**DATASET EXTRACT**
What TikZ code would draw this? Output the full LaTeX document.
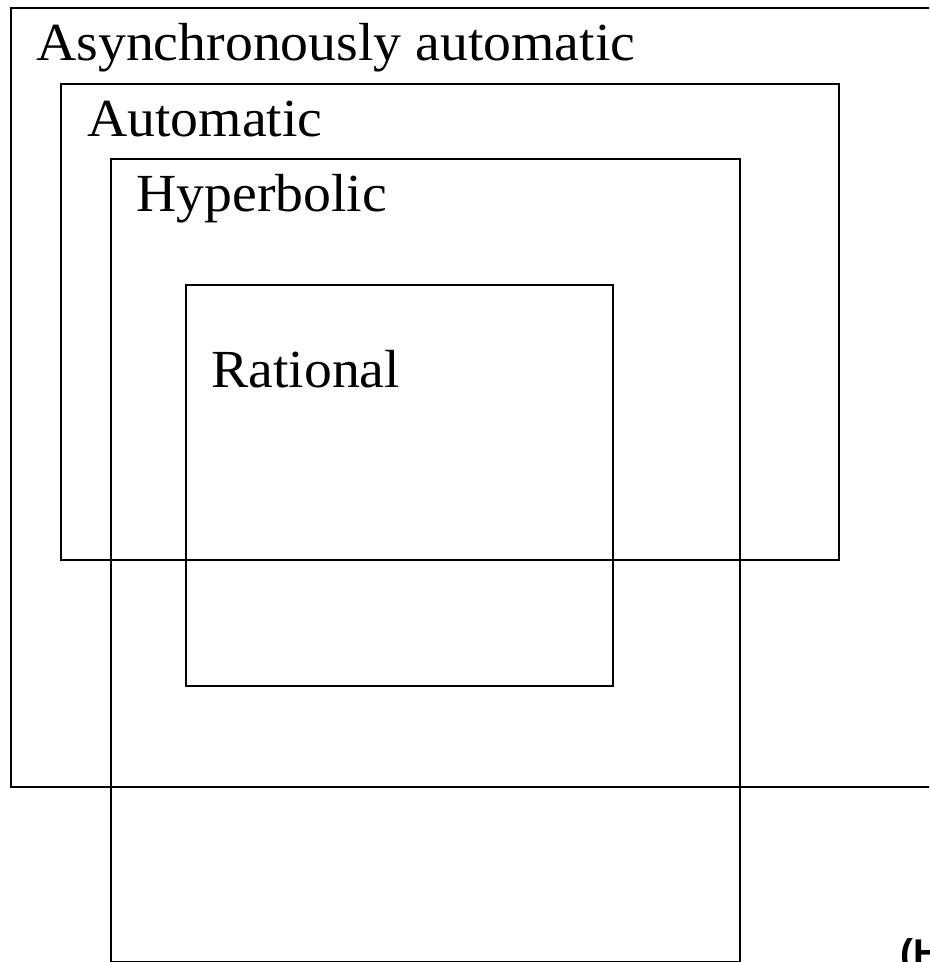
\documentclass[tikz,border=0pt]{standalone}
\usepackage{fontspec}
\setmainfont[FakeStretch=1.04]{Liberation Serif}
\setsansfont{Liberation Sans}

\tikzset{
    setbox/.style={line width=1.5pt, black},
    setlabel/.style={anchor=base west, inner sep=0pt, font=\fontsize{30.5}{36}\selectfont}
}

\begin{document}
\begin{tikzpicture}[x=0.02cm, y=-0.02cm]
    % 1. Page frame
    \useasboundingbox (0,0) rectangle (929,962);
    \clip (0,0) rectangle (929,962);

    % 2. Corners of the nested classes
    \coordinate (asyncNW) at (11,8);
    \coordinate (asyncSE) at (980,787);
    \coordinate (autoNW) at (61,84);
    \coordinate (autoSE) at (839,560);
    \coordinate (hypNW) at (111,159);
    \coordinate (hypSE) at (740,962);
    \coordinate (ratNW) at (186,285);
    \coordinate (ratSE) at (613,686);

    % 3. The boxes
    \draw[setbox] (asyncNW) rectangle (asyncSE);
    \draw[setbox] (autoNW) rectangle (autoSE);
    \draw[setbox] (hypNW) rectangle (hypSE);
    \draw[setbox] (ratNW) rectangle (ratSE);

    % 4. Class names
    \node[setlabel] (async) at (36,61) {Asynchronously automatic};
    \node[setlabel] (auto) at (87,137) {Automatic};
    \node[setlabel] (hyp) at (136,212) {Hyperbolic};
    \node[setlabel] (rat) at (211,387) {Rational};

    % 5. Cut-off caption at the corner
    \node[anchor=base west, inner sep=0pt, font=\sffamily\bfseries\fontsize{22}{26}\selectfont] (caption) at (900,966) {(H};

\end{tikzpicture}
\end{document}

**WORK REQUIRED**
Repeat the material verbatim. Do not carry over any picture.

**WRITTEN RESPONSE**
What TikZ code would draw this? Output the full LaTeX document.
\documentclass[tikz,border=0pt]{standalone}
\usepackage{fontspec}
\setmainfont[FakeStretch=1.04]{Liberation Serif}
\setsansfont{Liberation Sans}

\tikzset{
    setbox/.style={line width=1.5pt, black},
    setlabel/.style={anchor=base west, inner sep=0pt, font=\fontsize{30.5}{36}\selectfont}
}

\begin{document}
\begin{tikzpicture}[x=0.02cm, y=-0.02cm]
    % 1. Page frame
    \useasboundingbox (0,0) rectangle (929,962);
    \clip (0,0) rectangle (929,962);

    % 2. Corners of the nested classes
    \coordinate (asyncNW) at (11,8);
    \coordinate (asyncSE) at (980,787);
    \coordinate (autoNW) at (61,84);
    \coordinate (autoSE) at (839,560);
    \coordinate (hypNW) at (111,159);
    \coordinate (hypSE) at (740,962);
    \coordinate (ratNW) at (186,285);
    \coordinate (ratSE) at (613,686);

    % 3. The boxes
    \draw[setbox] (asyncNW) rectangle (asyncSE);
    \draw[setbox] (autoNW) rectangle (autoSE);
    \draw[setbox] (hypNW) rectangle (hypSE);
    \draw[setbox] (ratNW) rectangle (ratSE);

    % 4. Class names
    \node[setlabel] (async) at (36,61) {Asynchronously automatic};
    \node[setlabel] (auto) at (87,137) {Automatic};
    \node[setlabel] (hyp) at (136,212) {Hyperbolic};
    \node[setlabel] (rat) at (211,387) {Rational};

    % 5. Cut-off caption at the corner
    \node[anchor=base west, inner sep=0pt, font=\sffamily\bfseries\fontsize{22}{26}\selectfont] (caption) at (900,966) {(H};

\end{tikzpicture}
\end{document}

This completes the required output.